You can definitely get as fancy as you want with marinades, using apple cider vinegar, honey, chiles, citrus, or tons of seasonings. But it’s not necessary. This cut of beef and all its taco toppings have plenty of flavors to go around.
Whatever you decide, just be sure to get your three marinade components: acid, fat, aromatics. These ingredient superpowers will tenderize and flavorize the meat in the most wonderful way. In this marinade, the lime and soy do the job of acid, the oil plays the role of fat, and each component adds a distinct flavor.
A short marinading time of thirty minutes prior to cooking will do, as this is a very thin steak which is already incredibly tender. As for the salt, Mr. Prose recommends skipping it for the marinade and adding it directly to the steaks immediately before they go on the grill. No need to overdo it here either, as the soy sauce in the marinade is plenty salty.
Simple as that! This is one low maintenance cut of meat!
Thanks for the tips Chiles and Smoke! If you’re a fan of smoked and spicy things, definitely go give him a follow- you won’t be disappointed!
They shouldn’t be overlooked. Toppings can make or break a taco.
You’ll probably find that cheddar cheese and shredded lettuce don’t do this taco any favors! So, we’re going to skip the Americanized version of taco toppings and go a little more authentic.
Pico de gallo is always welcome, as are its individual components. Salsas of any type or heat, a spritz of lime juice, fresh avocado or guacamole, a little shredded cabbage for crunch…any or all of these will make your tacos sing.
If you’re feeling a little cheesy, try a crumbled up cotija or queso fresco cheese sprinkled on top. You may have to sleuth the cheese section at the store for these- but they are totally worth the time to find them!
Let’s Talk Tortillas
Lastly, we would be remiss if we didn’t discuss what’s under the taco either.
If you can’t swing a fresh homemade tortilla, try finding a local vendor. I’m lucky to have Benny Blanco Tortillas here locally, and let me tell you- they are far, far superior to the under-flavored, over-processed tortillas I’d find at the grocery store.

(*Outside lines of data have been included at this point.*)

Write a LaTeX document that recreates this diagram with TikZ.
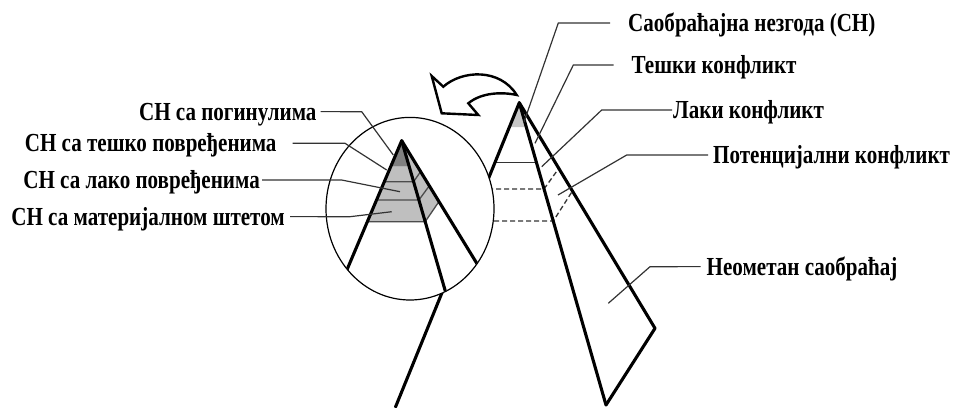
\documentclass[tikz,border=0pt]{standalone}
\usepackage{fontspec}
\usetikzlibrary{shapes.geometric}
\setmainfont{Liberation Serif}[FakeStretch=0.81]
\begin{document}
\begin{tikzpicture}[x=1pt,y=-1pt,
  thickline/.style={line width=3.1pt,line cap=round,line join=round},
  leader/.style={line width=1.2pt,draw=black!80},
  band/.style={line width=1.3pt,draw=black!70},
  lbl/.style={font=\fontsize{26}{28}\selectfont\bfseries,inner sep=0pt,anchor=base west},
  lblL/.style={lbl,anchor=base east},
  dashline/.style={line width=1.3pt,draw=black!80,dash pattern=on 5pt off 3pt}]
\useasboundingbox (0,0) rectangle (958,407);
% big pyramid
\coordinate (BA) at (519.3,102.7);
\coordinate (BL) at (395.5,407);
\coordinate (BM) at (606,405);
\coordinate (BR) at (655,328.3);
\fill[black!22] (BA) -- (509.4,127) -- (526.3,127) -- cycle;
\draw[line width=1.3pt,black!80] (495.9,162.7) -- (536.5,162.7);
\draw[dashline] (480,189) -- (544,189) -- (559.7,167.1);
\draw[dashline] (470,221) -- (553.3,221) -- (572.4,191.1);
\draw[thickline] (BL) -- (BA) -- (BM);
\draw[thickline] (BA) -- (BR) -- (BM);
% circle
\node[draw,line width=1.2pt,fill=white,ellipse,minimum width=168pt,minimum height=182.6pt,inner sep=0pt] (C) at (410,208.7) {};
% small pyramid
\begin{scope}
\clip (410,208.7) ellipse [x radius=83.5pt, y radius=90.8pt];
\coordinate (SA) at (401.7,140.7);
\fill[black!50] (SA) -- (390.7,166.7) -- (409.2,166.7) -- cycle;
\fill[black!25] (390.7,166.7) -- (409.2,166.7) -- (425.2,221.7) -- (367.4,221.7) -- cycle;
\fill[black!25] (SA) -- (438.8,201.8) -- (425.2,221.7) -- cycle;
\draw[band] (384.3,181.7) -- (413.6,181.7) -- (420.6,171.6);
\draw[band] (376.6,200) -- (418.9,200) -- (429.6,185.4);
\draw[band] (367.4,221.7) -- (425.2,221.7) -- (438.8,201.8);
\draw[thickline] (SA) -- ++(-61.5,145);
\draw[thickline] (SA) -- ++(48,165.5);
\draw[thickline] (SA) -- ++(90,147);
\end{scope}
% arrow
\draw[line width=2.4pt,line join=miter,fill=white] (431.7,76) -- (443.3,86.7)
  .. controls (462,70) and (500,68) .. (516.7,95)
  .. controls (503,92) and (482,92) .. (468.3,103.3)
  -- (478.3,115) -- (441.7,113.3) -- cycle;
% labels right
\node[lbl] (r1) at (628,31.7) {Саобраћајна незгода (СН)};
\node[lbl] (r2) at (631.5,73.7) {Тешки конфликт};
\node[lbl] (r3) at (673,118.7) {Лаки конфликт};
\node[lbl] (r4) at (713,163.7) {Потенцијални конфликт};
\node[lbl] (r5) at (706.5,275.3) {Неометан саобраћај};
% labels left
\node[lblL] (l1) at (316.7,120.3) {СН са погинулима};
\node[lblL] (l2) at (276.7,151.9) {СН са тешко повређенима};
\node[lblL] (l3) at (260,188.6) {СН са лако повређенима};
\node[lblL] (l4) at (285,225.3) {СН са материјалном штетом};
% leader ends
\coordinate (e1) at (524,122);
\coordinate (e2) at (535,143.3);
\coordinate (e3) at (541.7,166.7);
\coordinate (e4) at (558,195);
\coordinate (e5) at (608.3,303.3);
\coordinate (f1) at (393.3,155);
\coordinate (f2) at (386.7,170);
\coordinate (f3) at (400,191.7);
\coordinate (f4) at (391.7,211.7);
\draw[leader] ([xshift=-18pt,yshift=8.7pt]r1.base west) -- (558.3,23) -- (e1);
\draw[leader] ([xshift=-18pt,yshift=8.7pt]r2.base west) -- (573.3,65) -- (e2);
\draw[leader] ([xshift=-1pt,yshift=8.7pt]r3.base west) -- (601.7,110) -- (e3);
\draw[leader] ([xshift=-5pt,yshift=8.7pt]r4.base west) -- (626.7,155) -- (e4);
\draw[leader] ([xshift=-6pt,yshift=8.7pt]r5.base west) -- (650,266.7) -- (e5);
\draw[leader] ([xshift=4pt,yshift=8.7pt]l1.base east) -- (361.7,111.7) -- (f1);
\draw[leader] ([xshift=16pt,yshift=8.7pt]l2.base east) -- (345,143.3) -- (f2);
\draw[leader] ([xshift=2pt,yshift=8.7pt]l3.base east) -- (341.7,180) -- (f3);
\draw[leader] ([xshift=5pt,yshift=8.7pt]l4.base east) -- (350,216.7) -- (f4);
\end{tikzpicture}
\end{document}
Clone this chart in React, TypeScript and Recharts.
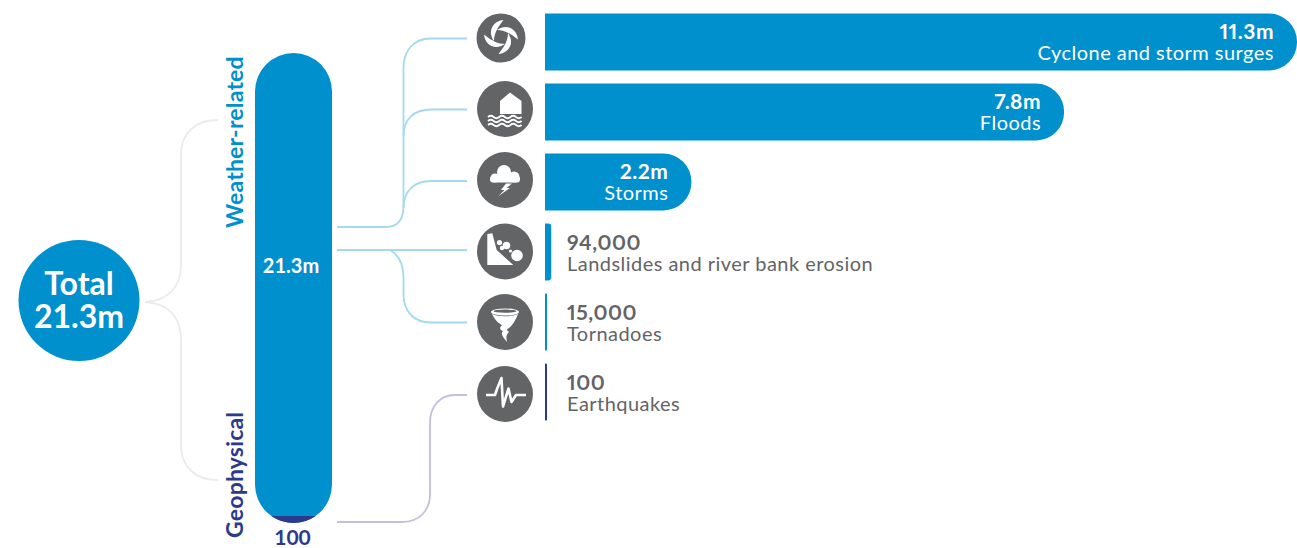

Just remember that the freshest tortillas are also the most susceptible to going bad. Be sure to refrigerate your fresh tortillas until you’re ready to cook, otherwise, you’ll end up tossing a moldy batch. Or you can also a tortilla freak like me and buy several packs. After all, nothing should get between you and these hanger steak tacos.
Also- big thanks to Arcadia Meat Market for the amazing cuts! I’ll definitely be back for more!
- 1 pound hanger steak
- 1 Tbsp coarse sea salt
For the marinade
- 1/3 cup olive oil
- 1/4 cup soy sauce
- 1 lime juiced and zested
- 4 garlic cloves smashed or minced
For the tacos
- 6 flour tortillas
- 1 cup green cabbage shredded
- 1 cup purple cabbage shredded
- 1/2 cup cotija or queso fresco crumbled
- 1 cup pico de gallo
- Preheat the grill.
- In a ziplock bag or large bowl, add all marinade ingredients together and stir to combine.
- Pat dry the hanger steak add the steak to the marinade mix. Cover and let sit for thirty minutes at room temperature.
- When the steaks have finished marinating, pat them dry, sprinkle with coarse sea salt, and place them over direct heat on the grill. Cook each side about 4 to 5 minutes or until meat is medium rare and internal temperature has reached 135 degrees Fahrenheit.
- After removing the steak from the grill, cover and allow it to rest for about 10 minutes to preserve its juices.
- Meanwhile, heat up a medium sized cast iron pan on the grill or stove. Heat up the tortillas, about 1 minute on each side.
- With a sharp steak knife, cut the steak against the grain into small, 1-inch slices.
- Assemble the tacos with a bed of fresh cabbage, sliced steak, pico de gallo, and crumbled cheese.